Retype the records below from their first line through the line holding "1.16, 1.25, 1.31]", including both ends and no pictures.

--- TASK INPUTS ---

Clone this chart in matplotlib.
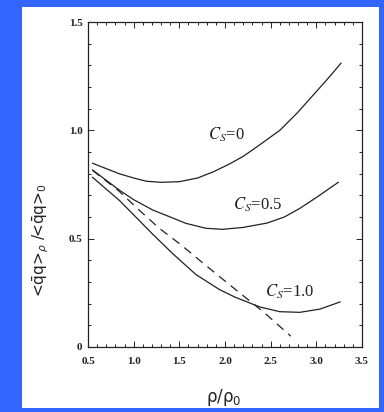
"""Quark condensate ratio vs density for several C_S values."""
import matplotlib
matplotlib.use("Agg")
import matplotlib.pyplot as plt
from matplotlib.patches import Rectangle
from matplotlib.ticker import MultipleLocator

# curves read as (rho/rho0, ratio)
cs0_x = [0.55, 0.84, 1.0, 1.14, 1.3, 1.5, 1.7, 1.88, 2.05, 2.2, 2.35, 2.6, 2.79, 2.96, 3.15, 3.27]
cs0_y = [0.848, 0.80, 0.78, 0.765, 0.76, 0.763, 0.78, 0.81, 0.845, 0.88, 0.924, 1.0, 1.08, 1.16, 1.25, 1.31]

cs05_x = [0.55, 0.84, 1.0, 1.21, 1.4, 1.57, 1.79, 1.97, 2.2, 2.46, 2.65, 2.82, 3.0, 3.24]
cs05_y = [0.817, 0.725, 0.68, 0.632, 0.60, 0.571, 0.548, 0.543, 0.552, 0.572, 0.60, 0.64, 0.69, 0.76]

cs1_x = [0.55, 0.84, 1.0, 1.21, 1.43, 1.68, 1.94, 2.11, 2.38, 2.6, 2.82, 3.04, 3.26]
cs1_y = [0.783, 0.678, 0.61, 0.52, 0.43, 0.335, 0.265, 0.23, 0.185, 0.163, 0.16, 0.175, 0.208]

lin_x = [0.55, 0.825, 1.06, 1.28, 1.52, 1.74, 1.96, 2.19, 2.44, 2.72]
lin_y = [0.815, 0.725, 0.632, 0.548, 0.471, 0.394, 0.318, 0.24, 0.155, 0.05]

# curve labels: (text, x, y)
labels = [("$C_S$=0", 1.81, 0.98), ("$C_S$=0.5", 2.09, 0.655), ("$C_S$=1.0", 2.44, 0.254)]

x_ticks = [0.5, 1.0, 1.5, 2.0, 2.5, 3.0, 3.5]
y_ticks = [0, 0.5, 1.0, 1.5]
y_ticklabels = ["0", "0.5", "1.0", "1.5"]

BG = "#3366ff"
INK = "#222222"


def main():
    plt.rcParams["font.family"] = ["Liberation Serif", "DejaVu Serif"]
    plt.rcParams["mathtext.fontset"] = "stix"

    fig = plt.figure(figsize=(3.84, 4.12), dpi=100, facecolor=BG)
    fig.patches.append(Rectangle((22 / 384, 4 / 412), 357 / 384, 401 / 412,
                                 transform=fig.transFigure, facecolor="white",
                                 edgecolor="none", zorder=-5))

    ax = fig.add_axes([88 / 384, 65 / 412, 274 / 384, 325 / 412])
    ax.set_facecolor("white")
    ax.plot(cs0_x, cs0_y, color=INK, lw=0.9)
    ax.plot(cs05_x, cs05_y, color=INK, lw=0.9)
    ax.plot(cs1_x, cs1_y, color=INK, lw=0.9)
    ax.plot(lin_x, lin_y, color=INK, lw=0.9, dashes=(7, 5))

    for txt, x, y in labels:
        ax.text(x, y, txt, fontsize=12, color=INK, va="center", ha="left")

    ax.set_xlim(0.5, 3.5)
    ax.set_ylim(0, 1.5)
    ax.set_xticks(x_ticks)
    ax.set_xticklabels([f"{v:.1f}" for v in x_ticks])
    ax.set_yticks(y_ticks)
    ax.set_yticklabels(y_ticklabels)
    ax.xaxis.set_minor_locator(MultipleLocator(0.1))
    ax.yaxis.set_minor_locator(MultipleLocator(0.1))
    ax.tick_params(which="both", direction="in", top=True, right=True,
                   labelsize=8, colors=INK, width=0.7)
    ax.tick_params(which="major", length=4)
    ax.tick_params(which="minor", length=2)
    ax.tick_params(axis="x", which="major", pad=7)
    ax.tick_params(axis="y", which="major", pad=4)
    for lab in ax.get_xticklabels() + ax.get_yticklabels():
        lab.set_fontweight("bold")
    for sp in ax.spines.values():
        sp.set_linewidth(0.9)
        sp.set_color(INK)

    fig.text(224 / 384, 1 - 397 / 412, "ρ/ρ$_0$", fontsize=12, color=INK,
             ha="center", va="center", family="DejaVu Sans",
             math_fontfamily="dejavusans")
    fig.text(40 / 384, 1 - 240 / 412, "<q\u0304q>$_\\rho$ /<q\u0304q>$_0$",
             fontsize=11, color=INK, ha="center", va="center", rotation=90,
             family="DejaVu Sans", math_fontfamily="dejavusans")

    fig.savefig("out.png", dpi=100, facecolor=BG)
    plt.close(fig)


if __name__ == "__main__":
    main()
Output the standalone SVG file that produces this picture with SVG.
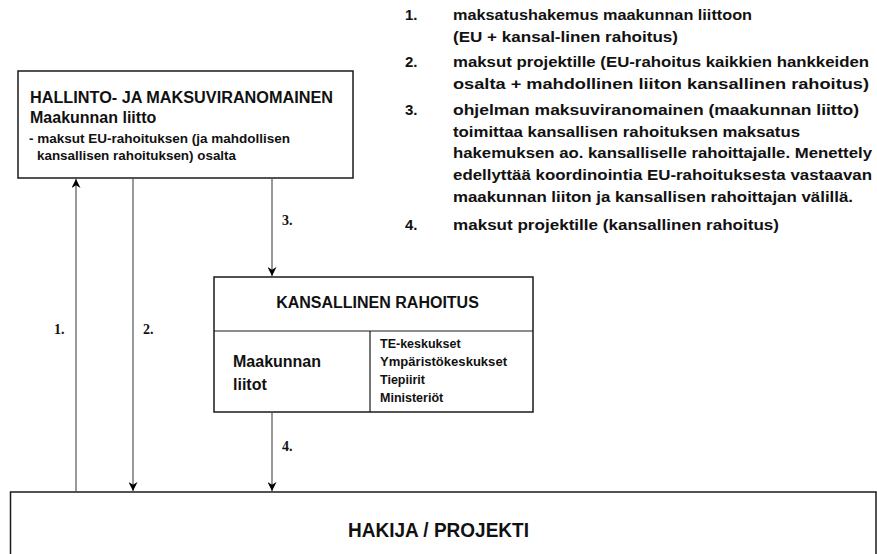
<svg xmlns="http://www.w3.org/2000/svg" width="877" height="554" viewBox="0 0 877 554">
  <defs>
    <style>
      .box { fill: #ffffff; stroke: #1a1a1a; stroke-width: 1.5; }
      .div { stroke: #1a1a1a; stroke-width: 1.2; fill: none; }
      .conn { stroke: #555555; stroke-width: 1.2; fill: none; }
      .b { font-family: "Liberation Sans", Arial, sans-serif; font-weight: bold; fill: #111111; }
      .num { font-family: "Liberation Serif", "Times New Roman", serif; font-weight: bold; font-size: 14px; fill: #111111; }
      .leg { font-size: 15px; }
    </style>
    <marker id="arr" viewBox="0 0 10 10" refX="10" refY="5" markerWidth="9" markerHeight="9" markerUnits="userSpaceOnUse" orient="auto">
      <path d="M0,0 L10,5 L0,10 L3,5 z" fill="#000000"/>
    </marker>
  </defs>

  <rect width="877" height="554" fill="#ffffff"/>

  <g id="legend" class="b leg">
    <text x="405" y="20">1.</text>
    <text x="453" y="20" textLength="299" lengthAdjust="spacingAndGlyphs">maksatushakemus maakunnan liittoon</text>
    <text x="453" y="42" textLength="225" lengthAdjust="spacingAndGlyphs">(EU + kansal-linen  rahoitus)</text>
    <text x="405" y="67">2.</text>
    <text x="453" y="67" textLength="416" lengthAdjust="spacingAndGlyphs">maksut projektille (EU-rahoitus kaikkien hankkeiden</text>
    <text x="453" y="89" textLength="416" lengthAdjust="spacingAndGlyphs">osalta + mahdollinen liiton  kansallinen rahoitus)</text>
    <text x="405" y="115">3.</text>
    <text x="453" y="115" textLength="406" lengthAdjust="spacingAndGlyphs">ohjelman maksuviranomainen (maakunnan liitto)</text>
    <text x="453" y="137" textLength="347" lengthAdjust="spacingAndGlyphs">toimittaa kansallisen rahoituksen   maksatus</text>
    <text x="453" y="158" textLength="419" lengthAdjust="spacingAndGlyphs">hakemuksen ao. kansalliselle rahoittajalle. Menettely</text>
    <text x="453" y="180" textLength="419" lengthAdjust="spacingAndGlyphs">edellyttää  koordinointia EU-rahoituksesta  vastaavan</text>
    <text x="453" y="202" textLength="400" lengthAdjust="spacingAndGlyphs">maakunnan liiton ja kansallisen  rahoittajan välillä.</text>
    <text x="405" y="230">4.</text>
    <text x="453" y="230" textLength="326" lengthAdjust="spacingAndGlyphs">maksut projektille (kansallinen rahoitus)</text>
  </g>

  <g id="hallinto">
    <rect class="box" x="18" y="71" width="335" height="107"/>
    <text class="b" x="30" y="103" font-size="16" textLength="303" lengthAdjust="spacingAndGlyphs">HALLINTO- JA MAKSUVIRANOMAINEN</text>
    <text class="b" x="30" y="123" font-size="16">Maakunnan liitto</text>
    <text class="b" x="29" y="143" font-size="12" textLength="261" lengthAdjust="spacingAndGlyphs">- maksut EU-rahoituksen (ja mahdollisen</text>
    <text class="b" x="37" y="160" font-size="12" textLength="199" lengthAdjust="spacingAndGlyphs">kansallisen rahoituksen) osalta</text>
  </g>

  <g id="kansallinen">
    <rect class="box" x="214" y="277" width="319" height="135"/>
    <line class="div" x1="214" y1="331" x2="533" y2="331"/>
    <line class="div" x1="370" y1="331" x2="370" y2="412"/>
    <text class="b" x="377.5" y="308" font-size="16" text-anchor="middle">KANSALLINEN RAHOITUS</text>
    <text class="b" x="233" y="367" font-size="16">Maakunnan</text>
    <text class="b" x="233" y="390" font-size="16">liitot</text>
    <text class="b" x="380" y="348" font-size="12.5">TE-keskukset</text>
    <text class="b" x="380" y="366" font-size="12.5" textLength="127" lengthAdjust="spacingAndGlyphs">Ympäristökeskukset</text>
    <text class="b" x="380" y="384" font-size="12.5">Tiepiirit</text>
    <text class="b" x="380" y="402" font-size="12.5">Ministeriöt</text>
  </g>

  <g id="hakija">
    <rect class="box" x="10.5" y="492" width="865.5" height="80"/>
    <text class="b" x="348" y="537" font-size="20" textLength="181" lengthAdjust="spacingAndGlyphs">HAKIJA / PROJEKTI</text>
  </g>

  <g id="connectors">
    <line class="conn" x1="76" y1="492" x2="76" y2="179" marker-end="url(#arr)"/>
    <line class="conn" x1="133" y1="178" x2="133" y2="491" marker-end="url(#arr)"/>
    <line class="conn" x1="272" y1="178" x2="272" y2="276" marker-end="url(#arr)"/>
    <line class="conn" x1="272" y1="412" x2="272" y2="491" marker-end="url(#arr)"/>
    <text class="num" x="54" y="334">1.</text>
    <text class="num" x="143" y="334">2.</text>
    <text class="num" x="282" y="225">3.</text>
    <text class="num" x="282" y="451">4.</text>
  </g>
</svg>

---

ANSWER TO THE PROBLEM:
Clone this chart in matplotlib.
"""Quark condensate ratio vs density for several C_S values."""
import matplotlib
matplotlib.use("Agg")
import matplotlib.pyplot as plt
from matplotlib.patches import Rectangle
from matplotlib.ticker import MultipleLocator

# curves read as (rho/rho0, ratio)
cs0_x = [0.55, 0.84, 1.0, 1.14, 1.3, 1.5, 1.7, 1.88, 2.05, 2.2, 2.35, 2.6, 2.79, 2.96, 3.15, 3.27]
cs0_y = [0.848, 0.80, 0.78, 0.765, 0.76, 0.763, 0.78, 0.81, 0.845, 0.88, 0.924, 1.0, 1.08, 1.16, 1.25, 1.31]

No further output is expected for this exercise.